Todd Crawford, principal scientist at WSI in Andover, Massachusetts, thinks the theory is good, “grounded in theoretical, observational, and modeling research.”
“But the theory is based on the AO, which they missed badly last year,” he said. “They got the temps right for the wrong reason in the U.S., and missed badly in Europe and Asia. Having said that, one bad year does not disprove the theory.”
Cohen said he doesn’t accept the idea that he got the right answer for the wrong reason. Many pieces fell into place even if the Arctic Oscillation didn’t react as predicted. After looking at the details from last winter, “I feel better about what happened,” he said.
However, as he looks forward, Cohen said the winter of 2015-2016 will be different from past years for one big reason — there’s a strong El Nino in the equatorial Pacific and it’s playing havoc with weather patterns all over the world. It may even trump the Siberian snow effect.
“It’s still a huge wild card,” Cohen said.
Many forecasters believe the El Nino will mean a mild winter for the northern and eastern U.S. in particular.
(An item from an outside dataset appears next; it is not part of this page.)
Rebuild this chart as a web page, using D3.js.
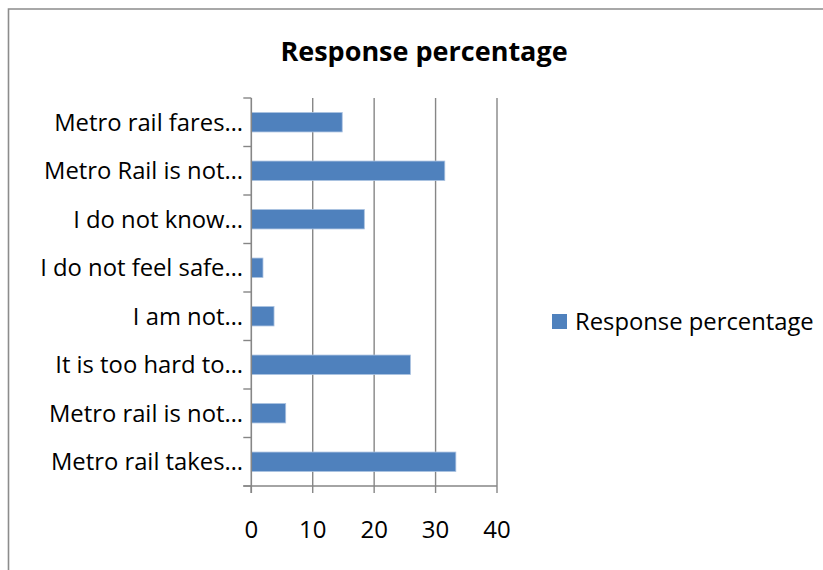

The U.S. Climate Prediction Center’s outlook through January calls for a mild start to the season for the northern part of the country. The U.S. Energy Information Administration is also predicting a milder winter than 2014-2015, when record snow fell on Boston.
“In this winter’s case, the El Nino is way too strong,” said Matt Rogers, president of the Commodity Weather Group in Bethesda, Maryland. The theory “would be interesting to talk about in other winters, but not this one.”
Cohen, who hasn’t released his own forecast for the winter, keeps looking at the snow across Eurasia.
October ended with 4.89 million square miles of snow in the region, the third-most in the past 10 years, according to the Rutgers University Global Snow Lab.
So the snow is there.
Despite predictions from computer models and the human forecasters that El Nino will make the winter mild, “it could be colder than that based on the Arctic,” Cohen said.
In other words, maybe you should get that snowblower fixed after all.